100日哲学チャレンジ☆18日目

 4月当初の僕は、彼女に毎日のように電話をかけていた。

 スパイものの小説を順当に書いていた頃は、もう少しマシだったのだが。仕事が忙しくなりすぎると、自分の思考がうまくまとまらず、少し気を抜いたスキに明日の仕事の段取りばかりを考えるようになる。
 結果、心が落ち着かず、ちっとも考えをまとめることができなくなり、小説どころかエッセイや日記にも手つかずになってしまった。自分の脳みそで考えることがキャパオーバーになると、考えなくても時間を過ごせることを人間は求めるらしい(僕だけかもしれないが)。とにかく、『何かを考えること』そのものから、逃げ出したかった。

 彼女はいつも明るく、前向きで、おしゃべりが大好きだった。そのかわり、落ち込んだときは激しくて、家の柱や石を、拳から血が出るまで殴ったり、痣ができるまで太腿をつねったりする(勿論、一生痕が残ったりしないようにはするらしい)。そんな感情的な面がXY座標だとすれば、化学専攻の学生らしい、分析的で冷静な面がYZ座標として垂直に交わっている。おしゃべりしていると、座標を立体的に移動していく彼女の精神状態が見てとれるようで、楽しい。
 教員志望の真面目な学生の彼女は、1年半にも及ぶ行動観察の結果から、僕の性格面での欠陥に最近気づき、その点に関してわりと厳しい指摘が飛ぶようになった。
 「先輩は、先輩自身の為に生きていない。もっと自分を大切にして。」
 大学時代に彼女と知り合った頃は、とても恥ずかしがり屋で、僕と目を合わせるのもやっとという感じだった。だが時が経つにつれて、「好き」が「大好き」になり、「愛してる」に変わった頃から、僕の性格と生き方について、色々と話し合うようになった。
 

 僕は平日は朝7時から夜8時まで働き、休日は研修や勉強に費やしている。勿論、趣味もきちんとこなし、家事にも手を出そうと躍起になっている。精神的に不安定になれば物書きや筋トレがあるし、「死にたい」と人並みに思うことはあっても、しっかり食べて寝ればケロリだ。「何も問題ない」と言い切れそうなこの状況だが、クリアできない課題が見つかってしまった。
 

 「先輩の、先輩自身が好きなところを教えて。」
 

 別になくてもよくね?とよく思っているので、正直に「特にない」と答えたのが間違いだった。怒られた。「わたしは、怒ってません」と2回言われた。
 世の中では、日本人は自己肯定感が低いとか、自信がないとか言っているが、それは日本人の性格的特徴というよりも、日本社会を上手く生きる作法みたいなものだと思っている。「わたしはそんな大した人間じゃありませんよ」と言っておけば、失敗したときに恥をかいたり、自分のプライドが傷つけられたりすることを未然に防ぐことができる。或いは、長く続いた江戸時代の「身の程を知れ」の文化から鑑みて、責任回避の為に自己主張を避けるという処世術ともいえるし、集団生活、ひいては社会秩序の維持を優先して、出る杭は打たれ続けた結果生まれた国民性とも言えるのかもしれない。いずれにせよ、全て日本社会において「よく生きる」為の作法に過ぎず、実際に自己肯定感が低いとか自信がないとかいうのは別なのではないかと思っている。要は、「あなたは、あなたに自信がありますか」と聞かれて、「はい」と答えるのが社会におけるよりよい答えだとは言いづらい雰囲気があるから、冗談以外では言わないだけなのだ。

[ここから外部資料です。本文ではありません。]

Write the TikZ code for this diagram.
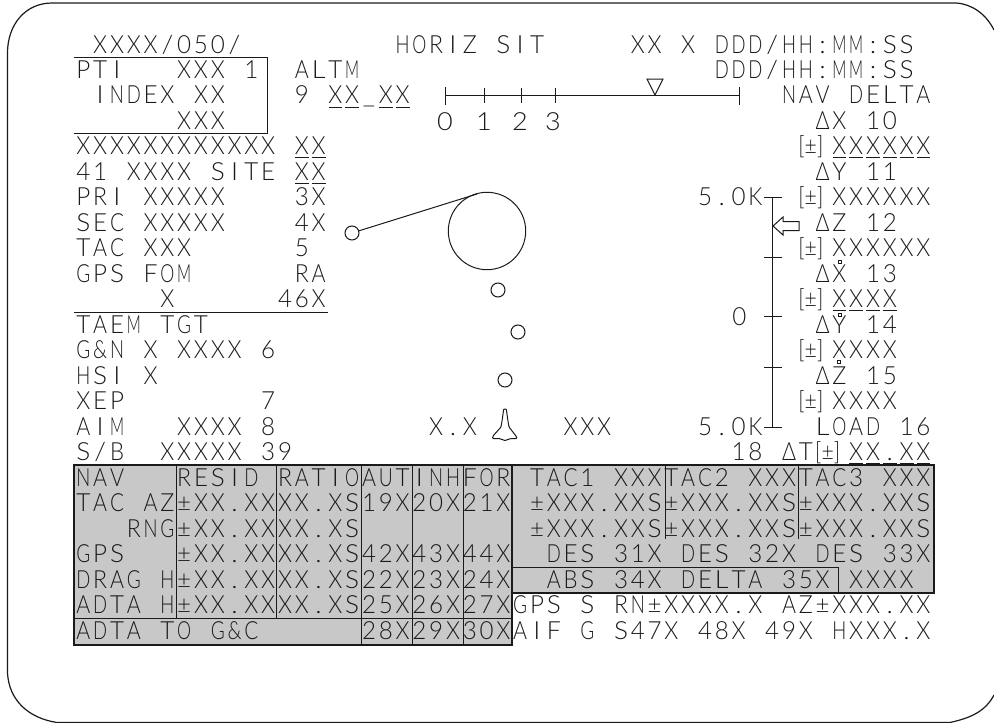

 だから僕は、「自分の好きなところを見つけよう」とか人にはよく言うし、仕事でそういうワークショップをやったりもするけれど、自分自身に翻って考える必要性はないと考えている。別に自分を好きとも思わないが、嫌いとも思わない。自分自身とは、面倒なことに一生付き合うことになるんだから、まあゆっくり向き合っていけば良いんじゃないか、くらいに考えている。
 まあだからといって、思考停止する為に毎日彼女に電話するのも確かに迷惑かもしれないので、こうしてまた書き始めた訳だ。